>> start Information provided

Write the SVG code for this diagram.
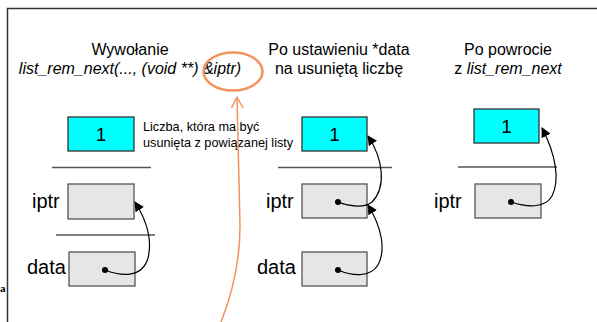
<svg xmlns="http://www.w3.org/2000/svg" width="597" height="322" viewBox="0 0 597 322">
  <style>
    .t { font-family: "Liberation Sans", Arial, sans-serif; fill: #000; }
    .head { font-size: 16px; text-anchor: middle; }
    .it { font-style: italic; }
    .lbl { font-size: 20px; }
    .num { font-size: 19px; text-anchor: middle; }
    .note { font-size: 12.7px; }
    .cell { fill: #e6e6e6; stroke: #555; stroke-width: 1.3; }
    .val { fill: #00ffff; stroke: #333; stroke-width: 1.3; }
    .rule { stroke: #555; stroke-width: 1.3; }
    .ptr { fill: none; stroke: #000; stroke-width: 1.2; marker-end: url(#arrow); }
    .dot { fill: #000; }
  </style>
  <defs>
    <marker id="arrow" viewBox="0 0 10 10" refX="9" refY="5" markerWidth="10" markerHeight="10" markerUnits="userSpaceOnUse" orient="auto">
      <path d="M0,0 L10,5 L0,10 Z" fill="#000"/>
    </marker>
  </defs>

  <!-- frame -->
  <path d="M7.5,322 L7.5,8.5 L597,8.5" fill="none" stroke="#333" stroke-width="1.5"/>
  <text x="0" y="292" font-family="'Liberation Serif', serif" font-weight="bold" font-size="11">a</text>

  <!-- column headings -->
  <g id="heading-call">
    <text class="t head" x="130" y="55">Wywołanie</text>
    <text class="t head it" x="130" y="74">list_rem_next(..., (void **) &amp;iptr)</text>
  </g>
  <g id="heading-set">
    <text class="t head" x="339" y="55">Po ustawieniu *data</text>
    <text class="t head" x="339" y="74">na usuniętą liczbę</text>
  </g>
  <g id="heading-return">
    <text class="t head" x="508" y="55">Po powrocie</text>
    <text class="t head" x="508" y="74">z <tspan class="it">list_rem_next</tspan></text>
  </g>

  <!-- column 1 -->
  <g id="val1">
    <rect class="val" x="68" y="117" width="66" height="34"/>
    <text class="t num" x="101" y="141">1</text>
  </g>
  <g id="note1">
    <text class="t note" x="143" y="131">Liczba, która ma być</text>
    <text class="t note" x="143" y="147">usunięta z powiązanej listy</text>
  </g>
  <line class="rule" x1="52" y1="167.5" x2="151" y2="167.5"/>
  <g id="iptr1">
    <text class="t lbl" x="32" y="208">iptr</text>
    <rect class="cell" x="68" y="184" width="66" height="35"/>
  </g>
  <line class="rule" x1="56" y1="235" x2="155" y2="235"/>
  <g id="data1">
    <text class="t lbl" x="27" y="274">data</text>
    <rect class="cell" x="69" y="252" width="66" height="34"/>
  </g>

  <!-- column 2 -->
  <g id="val2">
    <rect class="val" x="302" y="117" width="65" height="34"/>
    <text class="t num" x="334.5" y="141">1</text>
  </g>
  <line class="rule" x1="278" y1="167.5" x2="392" y2="167.5"/>
  <g id="iptr2">
    <text class="t lbl" x="266" y="208">iptr</text>
    <rect class="cell" x="302" y="184" width="65" height="34"/>
  </g>
  <g id="data2">
    <text class="t lbl" x="257" y="274">data</text>
    <rect class="cell" x="302" y="252" width="65" height="34"/>
  </g>

  <!-- column 3 -->
  <g id="val3">
    <rect class="val" x="474" y="109" width="65" height="34"/>
    <text class="t num" x="506.5" y="133">1</text>
  </g>
  <line class="rule" x1="458" y1="167" x2="557" y2="167"/>
  <g id="iptr3">
    <text class="t lbl" x="434" y="208">iptr</text>
    <rect class="cell" x="475" y="184" width="66" height="34"/>
  </g>

  <!-- pointers -->
  <g id="connectors">
    <circle class="dot" cx="105" cy="270" r="3"/>
    <path class="ptr" d="M105,270 C120,276 142,279 148,258 C153,238 145,218 135,202"/>

    <circle class="dot" cx="338" cy="202" r="3"/>
    <path class="ptr" d="M338,202 C350,207 365,208 372,202 C386,188 384,160 368,136"/>
    <circle class="dot" cx="338" cy="270" r="3"/>
    <path class="ptr" d="M338,270 C352,276 370,278 378,265 C386,250 382,228 368,205"/>

    <circle class="dot" cx="511" cy="202" r="3"/>
    <path class="ptr" d="M511,202 C526,207 545,209 552,196 C560,180 556,155 542,128"/>

    <!-- highlight on &iptr -->
    <ellipse cx="233" cy="71.5" rx="29.5" ry="19" fill="none" stroke="#f4915d" stroke-width="2.5"/>
    <path d="M221,322 C233,292 240,262 240,225 L237,98" fill="none" stroke="#f4915d" stroke-width="1.5"/>
    <path d="M231.5,108 L237,97 L243,108" fill="none" stroke="#f4915d" stroke-width="1.5"/>
  </g>
</svg>
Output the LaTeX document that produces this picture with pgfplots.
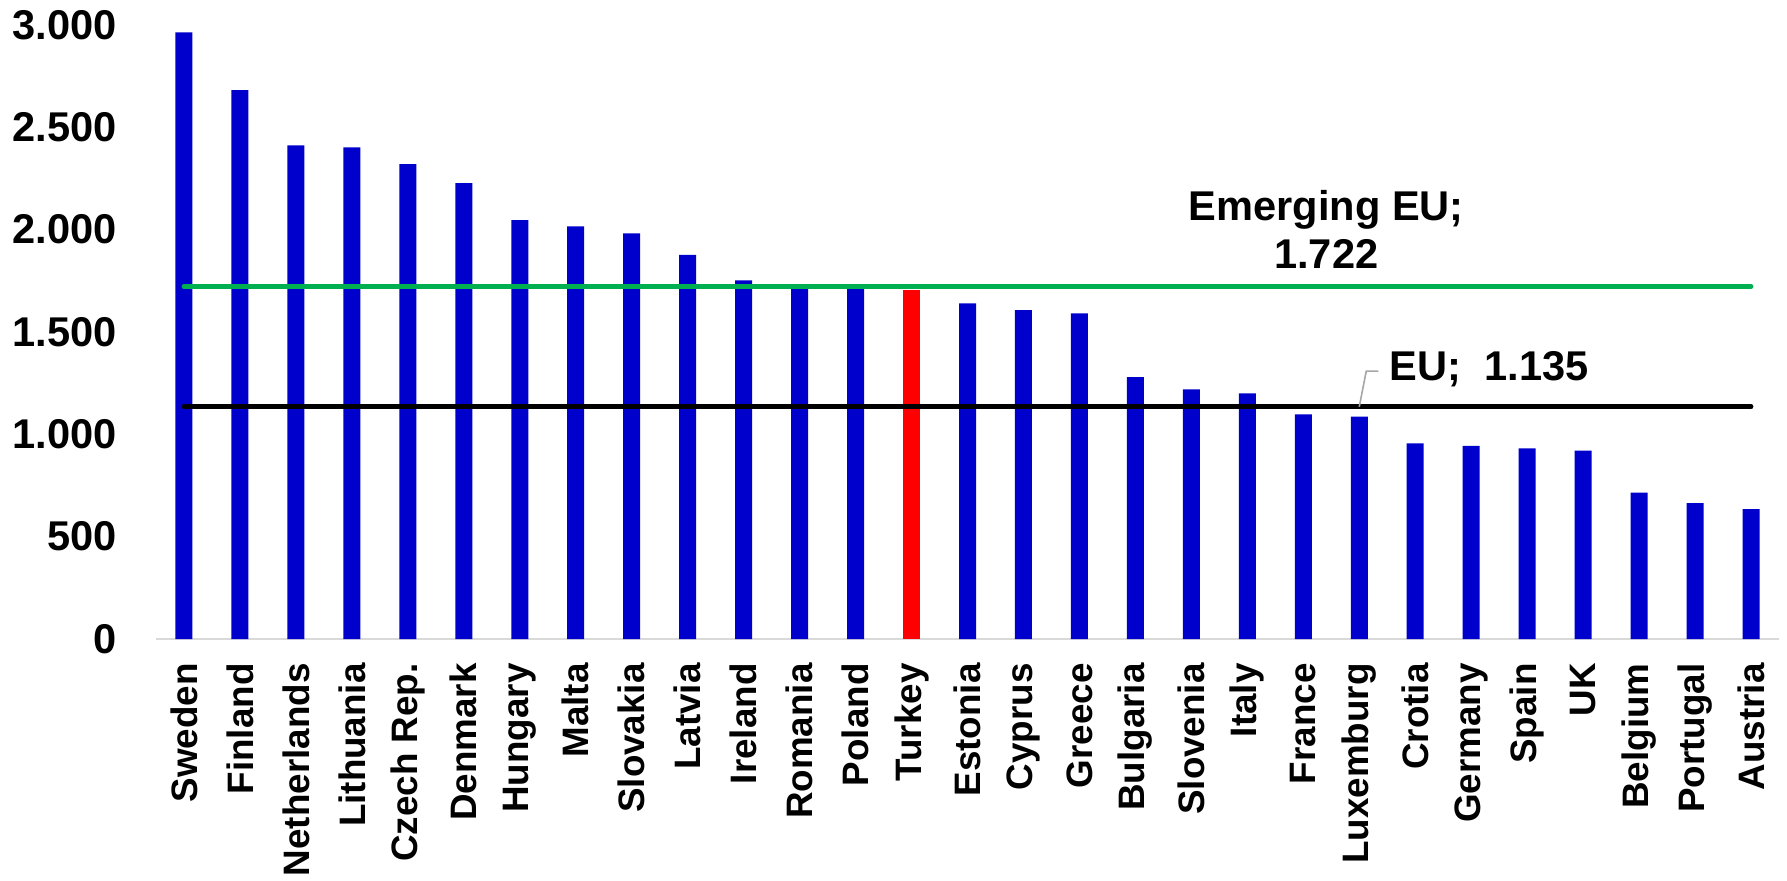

>> end Information provided

### Set exercise:
In the lines above, find each one with "this" and list it.

### Task output:
Write the SVG code for this diagram.
Output the LaTeX document that produces this picture with pgfplots.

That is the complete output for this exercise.